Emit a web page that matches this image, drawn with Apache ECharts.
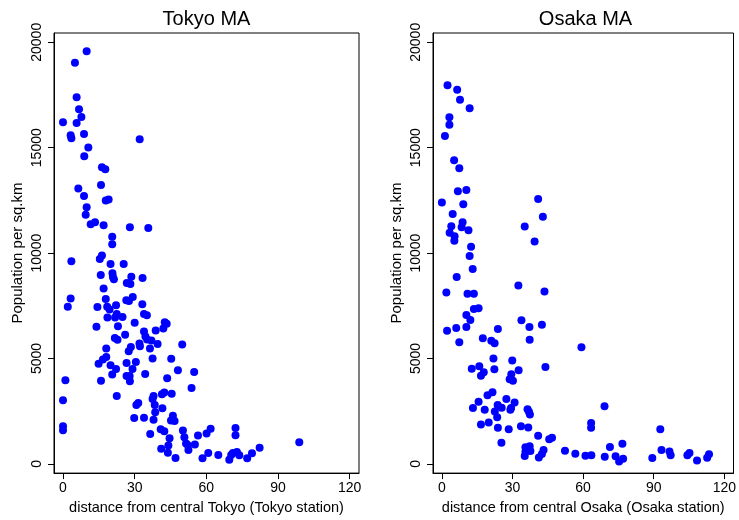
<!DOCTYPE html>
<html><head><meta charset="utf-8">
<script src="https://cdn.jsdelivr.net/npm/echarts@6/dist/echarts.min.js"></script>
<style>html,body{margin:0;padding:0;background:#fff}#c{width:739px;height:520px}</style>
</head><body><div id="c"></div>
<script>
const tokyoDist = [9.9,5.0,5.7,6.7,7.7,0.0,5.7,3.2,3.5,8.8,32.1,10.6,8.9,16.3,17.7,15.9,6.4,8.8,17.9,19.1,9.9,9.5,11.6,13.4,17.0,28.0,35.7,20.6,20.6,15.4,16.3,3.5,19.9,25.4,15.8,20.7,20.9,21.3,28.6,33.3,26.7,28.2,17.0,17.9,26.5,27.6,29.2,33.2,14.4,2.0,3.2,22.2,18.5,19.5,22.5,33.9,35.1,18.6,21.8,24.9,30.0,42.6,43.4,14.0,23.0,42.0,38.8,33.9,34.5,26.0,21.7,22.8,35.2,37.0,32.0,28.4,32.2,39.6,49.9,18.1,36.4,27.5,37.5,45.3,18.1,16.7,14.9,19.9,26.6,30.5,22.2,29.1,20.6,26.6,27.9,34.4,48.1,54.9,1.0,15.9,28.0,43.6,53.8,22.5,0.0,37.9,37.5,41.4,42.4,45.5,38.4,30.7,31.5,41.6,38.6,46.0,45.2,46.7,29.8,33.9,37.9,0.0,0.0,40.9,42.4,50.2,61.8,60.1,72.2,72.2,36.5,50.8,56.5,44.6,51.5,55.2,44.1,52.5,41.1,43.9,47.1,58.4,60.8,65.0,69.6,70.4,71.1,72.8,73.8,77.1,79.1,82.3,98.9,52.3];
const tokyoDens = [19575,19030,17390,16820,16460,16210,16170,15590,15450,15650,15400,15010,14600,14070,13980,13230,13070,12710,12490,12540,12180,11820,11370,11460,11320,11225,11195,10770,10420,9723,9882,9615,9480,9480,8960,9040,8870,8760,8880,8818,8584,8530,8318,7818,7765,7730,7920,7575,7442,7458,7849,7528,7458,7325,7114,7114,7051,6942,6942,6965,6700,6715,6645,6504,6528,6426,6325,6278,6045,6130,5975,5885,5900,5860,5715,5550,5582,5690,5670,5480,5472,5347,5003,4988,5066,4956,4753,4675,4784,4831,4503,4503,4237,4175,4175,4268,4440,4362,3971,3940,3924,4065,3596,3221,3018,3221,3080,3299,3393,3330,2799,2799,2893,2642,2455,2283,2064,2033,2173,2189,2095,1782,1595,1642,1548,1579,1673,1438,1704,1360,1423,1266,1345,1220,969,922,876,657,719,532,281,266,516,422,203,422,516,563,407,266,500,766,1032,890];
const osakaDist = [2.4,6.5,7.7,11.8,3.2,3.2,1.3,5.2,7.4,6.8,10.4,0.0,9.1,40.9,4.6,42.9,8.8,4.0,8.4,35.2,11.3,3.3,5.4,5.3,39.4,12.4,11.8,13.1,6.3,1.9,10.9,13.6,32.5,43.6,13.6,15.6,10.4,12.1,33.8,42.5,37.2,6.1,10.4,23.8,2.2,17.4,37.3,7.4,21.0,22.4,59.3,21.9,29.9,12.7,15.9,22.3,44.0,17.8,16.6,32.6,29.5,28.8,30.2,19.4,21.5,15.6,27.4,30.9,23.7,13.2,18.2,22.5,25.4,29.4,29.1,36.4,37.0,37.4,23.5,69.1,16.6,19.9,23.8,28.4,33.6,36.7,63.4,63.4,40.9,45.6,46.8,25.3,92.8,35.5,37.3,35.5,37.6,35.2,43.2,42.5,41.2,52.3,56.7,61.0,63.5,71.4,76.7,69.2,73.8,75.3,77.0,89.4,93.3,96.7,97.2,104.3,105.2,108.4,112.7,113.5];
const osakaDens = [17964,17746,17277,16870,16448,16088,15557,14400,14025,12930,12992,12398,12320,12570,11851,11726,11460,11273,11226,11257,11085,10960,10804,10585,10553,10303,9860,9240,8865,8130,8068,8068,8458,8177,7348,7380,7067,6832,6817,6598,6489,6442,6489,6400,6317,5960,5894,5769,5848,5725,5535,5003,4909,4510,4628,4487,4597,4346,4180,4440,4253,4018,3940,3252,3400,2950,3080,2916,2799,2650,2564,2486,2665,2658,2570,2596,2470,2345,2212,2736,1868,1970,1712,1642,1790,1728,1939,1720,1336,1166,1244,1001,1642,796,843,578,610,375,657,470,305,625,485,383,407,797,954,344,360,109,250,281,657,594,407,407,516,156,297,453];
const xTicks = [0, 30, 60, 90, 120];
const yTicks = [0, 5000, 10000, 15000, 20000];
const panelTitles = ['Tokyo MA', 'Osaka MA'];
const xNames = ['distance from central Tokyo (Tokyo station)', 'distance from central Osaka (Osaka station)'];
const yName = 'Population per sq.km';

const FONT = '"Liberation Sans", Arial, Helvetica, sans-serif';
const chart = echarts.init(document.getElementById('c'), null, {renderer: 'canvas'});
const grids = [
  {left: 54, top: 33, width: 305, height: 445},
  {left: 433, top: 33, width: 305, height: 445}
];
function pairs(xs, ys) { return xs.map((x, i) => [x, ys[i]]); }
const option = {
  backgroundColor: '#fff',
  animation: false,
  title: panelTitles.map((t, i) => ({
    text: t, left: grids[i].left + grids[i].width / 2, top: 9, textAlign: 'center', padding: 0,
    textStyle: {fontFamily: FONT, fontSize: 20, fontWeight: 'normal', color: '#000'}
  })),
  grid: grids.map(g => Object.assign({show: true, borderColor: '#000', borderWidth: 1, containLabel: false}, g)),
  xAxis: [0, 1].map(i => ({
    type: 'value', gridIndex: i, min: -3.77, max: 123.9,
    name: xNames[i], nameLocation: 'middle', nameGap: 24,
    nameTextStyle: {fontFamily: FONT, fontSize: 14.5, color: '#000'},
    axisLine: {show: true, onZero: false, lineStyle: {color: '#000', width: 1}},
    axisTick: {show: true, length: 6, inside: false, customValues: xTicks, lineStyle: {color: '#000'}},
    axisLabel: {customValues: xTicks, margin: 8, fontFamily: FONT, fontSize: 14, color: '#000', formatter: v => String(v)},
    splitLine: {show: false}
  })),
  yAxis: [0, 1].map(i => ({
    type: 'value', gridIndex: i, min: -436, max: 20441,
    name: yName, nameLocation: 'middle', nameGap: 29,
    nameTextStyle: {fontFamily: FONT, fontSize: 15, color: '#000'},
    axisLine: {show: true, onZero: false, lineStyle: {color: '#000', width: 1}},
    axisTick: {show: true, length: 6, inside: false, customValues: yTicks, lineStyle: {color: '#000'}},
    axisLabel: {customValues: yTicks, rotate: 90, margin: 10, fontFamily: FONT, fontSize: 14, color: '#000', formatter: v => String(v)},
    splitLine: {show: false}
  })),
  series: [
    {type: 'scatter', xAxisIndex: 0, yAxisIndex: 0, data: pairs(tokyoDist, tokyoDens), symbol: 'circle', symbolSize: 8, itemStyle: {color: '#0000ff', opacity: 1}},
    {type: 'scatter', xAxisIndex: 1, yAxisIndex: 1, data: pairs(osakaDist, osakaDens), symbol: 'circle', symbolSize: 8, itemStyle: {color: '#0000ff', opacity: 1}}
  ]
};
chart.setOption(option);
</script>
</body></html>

STATED TASK. Reproduce the listing word for word and omit its pictures.

CORRECT ANSWER.
Emit a web page that matches this image, drawn with Apache ECharts.
<!DOCTYPE html>
<html><head><meta charset="utf-8">
<script src="https://cdn.jsdelivr.net/npm/echarts@6/dist/echarts.min.js"></script>
<style>html,body{margin:0;padding:0;background:#fff}#c{width:739px;height:520px}</style>
</head><body><div id="c"></div>
<script>
const tokyoDist = [9.9,5.0,5.7,6.7,7.7,0.0,5.7,3.2,3.5,8.8,32.1,10.6,8.9,16.3,17.7,15.9,6.4,8.8,17.9,19.1,9.9,9.5,11.6,13.4,17.0,28.0,35.7,20.6,20.6,15.4,16.3,3.5,19.9,25.4,15.8,20.7,20.9,21.3,28.6,33.3,26.7,28.2,17.0,17.9,26.5,27.6,29.2,33.2,14.4,2.0,3.2,22.2,18.5,19.5,22.5,33.9,35.1,18.6,21.8,24.9,30.0,42.6,43.4,14.0,23.0,42.0,38.8,33.9,34.5,26.0,21.7,22.8,35.2,37.0,32.0,28.4,32.2,39.6,49.9,18.1,36.4,27.5,37.5,45.3,18.1,16.7,14.9,19.9,26.6,30.5,22.2,29.1,20.6,26.6,27.9,34.4,48.1,54.9,1.0,15.9,28.0,43.6,53.8,22.5,0.0,37.9,37.5,41.4,42.4,45.5,38.4,30.7,31.5,41.6,38.6,46.0,45.2,46.7,29.8,33.9,37.9,0.0,0.0,40.9,42.4,50.2,61.8,60.1,72.2,72.2,36.5,50.8,56.5,44.6,51.5,55.2,44.1,52.5,41.1,43.9,47.1,58.4,60.8,65.0,69.6,70.4,71.1,72.8,73.8,77.1,79.1,82.3,98.9,52.3];
const tokyoDens = [19575,19030,17390,16820,16460,16210,16170,15590,15450,15650,15400,15010,14600,14070,13980,13230,13070,12710,12490,12540,12180,11820,11370,11460,11320,11225,11195,10770,10420,9723,9882,9615,9480,9480,8960,9040,8870,8760,8880,8818,8584,8530,8318,7818,7765,7730,7920,7575,7442,7458,7849,7528,7458,7325,7114,7114,7051,6942,6942,6965,6700,6715,6645,6504,6528,6426,6325,6278,6045,6130,5975,5885,5900,5860,5715,5550,5582,5690,5670,5480,5472,5347,5003,4988,5066,4956,4753,4675,4784,4831,4503,4503,4237,4175,4175,4268,4440,4362,3971,3940,3924,4065,3596,3221,3018,3221,3080,3299,3393,3330,2799,2799,2893,2642,2455,2283,2064,2033,2173,2189,2095,1782,1595,1642,1548,1579,1673,1438,1704,1360,1423,1266,1345,1220,969,922,876,657,719,532,281,266,516,422,203,422,516,563,407,266,500,766,1032,890];
const osakaDist = [2.4,6.5,7.7,11.8,3.2,3.2,1.3,5.2,7.4,6.8,10.4,0.0,9.1,40.9,4.6,42.9,8.8,4.0,8.4,35.2,11.3,3.3,5.4,5.3,39.4,12.4,11.8,13.1,6.3,1.9,10.9,13.6,32.5,43.6,13.6,15.6,10.4,12.1,33.8,42.5,37.2,6.1,10.4,23.8,2.2,17.4,37.3,7.4,21.0,22.4,59.3,21.9,29.9,12.7,15.9,22.3,44.0,17.8,16.6,32.6,29.5,28.8,30.2,19.4,21.5,15.6,27.4,30.9,23.7,13.2,18.2,22.5,25.4,29.4,29.1,36.4,37.0,37.4,23.5,69.1,16.6,19.9,23.8,28.4,33.6,36.7,63.4,63.4,40.9,45.6,46.8,25.3,92.8,35.5,37.3,35.5,37.6,35.2,43.2,42.5,41.2,52.3,56.7,61.0,63.5,71.4,76.7,69.2,73.8,75.3,77.0,89.4,93.3,96.7,97.2,104.3,105.2,108.4,112.7,113.5];
const osakaDens = [17964,17746,17277,16870,16448,16088,15557,14400,14025,12930,12992,12398,12320,12570,11851,11726,11460,11273,11226,11257,11085,10960,10804,10585,10553,10303,9860,9240,8865,8130,8068,8068,8458,8177,7348,7380,7067,6832,6817,6598,6489,6442,6489,6400,6317,5960,5894,5769,5848,5725,5535,5003,4909,4510,4628,4487,4597,4346,4180,4440,4253,4018,3940,3252,3400,2950,3080,2916,2799,2650,2564,2486,2665,2658,2570,2596,2470,2345,2212,2736,1868,1970,1712,1642,1790,1728,1939,1720,1336,1166,1244,1001,1642,796,843,578,610,375,657,470,305,625,485,383,407,797,954,344,360,109,250,281,657,594,407,407,516,156,297,453];
const xTicks = [0, 30, 60, 90, 120];
const yTicks = [0, 5000, 10000, 15000, 20000];
const panelTitles = ['Tokyo MA', 'Osaka MA'];
const xNames = ['distance from central Tokyo (Tokyo station)', 'distance from central Osaka (Osaka station)'];
const yName = 'Population per sq.km';

const FONT = '"Liberation Sans", Arial, Helvetica, sans-serif';
const chart = echarts.init(document.getElementById('c'), null, {renderer: 'canvas'});
const grids = [
  {left: 54, top: 33, width: 305, height: 445},
  {left: 433, top: 33, width: 305, height: 445}
];
function pairs(xs, ys) { return xs.map((x, i) => [x, ys[i]]); }
const option = {
  backgroundColor: '#fff',
  animation: false,
  title: panelTitles.map((t, i) => ({
    text: t, left: grids[i].left + grids[i].width / 2, top: 9, textAlign: 'center', padding: 0,
    textStyle: {fontFamily: FONT, fontSize: 20, fontWeight: 'normal', color: '#000'}
  })),
  grid: grids.map(g => Object.assign({show: true, borderColor: '#000', borderWidth: 1, containLabel: false}, g)),
  xAxis: [0, 1].map(i => ({
    type: 'value', gridIndex: i, min: -3.77, max: 123.9,
    name: xNames[i], nameLocation: 'middle', nameGap: 24,
    nameTextStyle: {fontFamily: FONT, fontSize: 14.5, color: '#000'},
    axisLine: {show: true, onZero: false, lineStyle: {color: '#000', width: 1}},
    axisTick: {show: true, length: 6, inside: false, customValues: xTicks, lineStyle: {color: '#000'}},
    axisLabel: {customValues: xTicks, margin: 8, fontFamily: FONT, fontSize: 14, color: '#000', formatter: v => String(v)},
    splitLine: {show: false}
  })),
  yAxis: [0, 1].map(i => ({
    type: 'value', gridIndex: i, min: -436, max: 20441,
    name: yName, nameLocation: 'middle', nameGap: 29,
    nameTextStyle: {fontFamily: FONT, fontSize: 15, color: '#000'},
    axisLine: {show: true, onZero: false, lineStyle: {color: '#000', width: 1}},
    axisTick: {show: true, length: 6, inside: false, customValues: yTicks, lineStyle: {color: '#000'}},
    axisLabel: {customValues: yTicks, rotate: 90, margin: 10, fontFamily: FONT, fontSize: 14, color: '#000', formatter: v => String(v)},
    splitLine: {show: false}
  })),
  series: [
    {type: 'scatter', xAxisIndex: 0, yAxisIndex: 0, data: pairs(tokyoDist, tokyoDens), symbol: 'circle', symbolSize: 8, itemStyle: {color: '#0000ff', opacity: 1}},
    {type: 'scatter', xAxisIndex: 1, yAxisIndex: 1, data: pairs(osakaDist, osakaDens), symbol: 'circle', symbolSize: 8, itemStyle: {color: '#0000ff', opacity: 1}}
  ]
};
chart.setOption(option);
</script>
</body></html>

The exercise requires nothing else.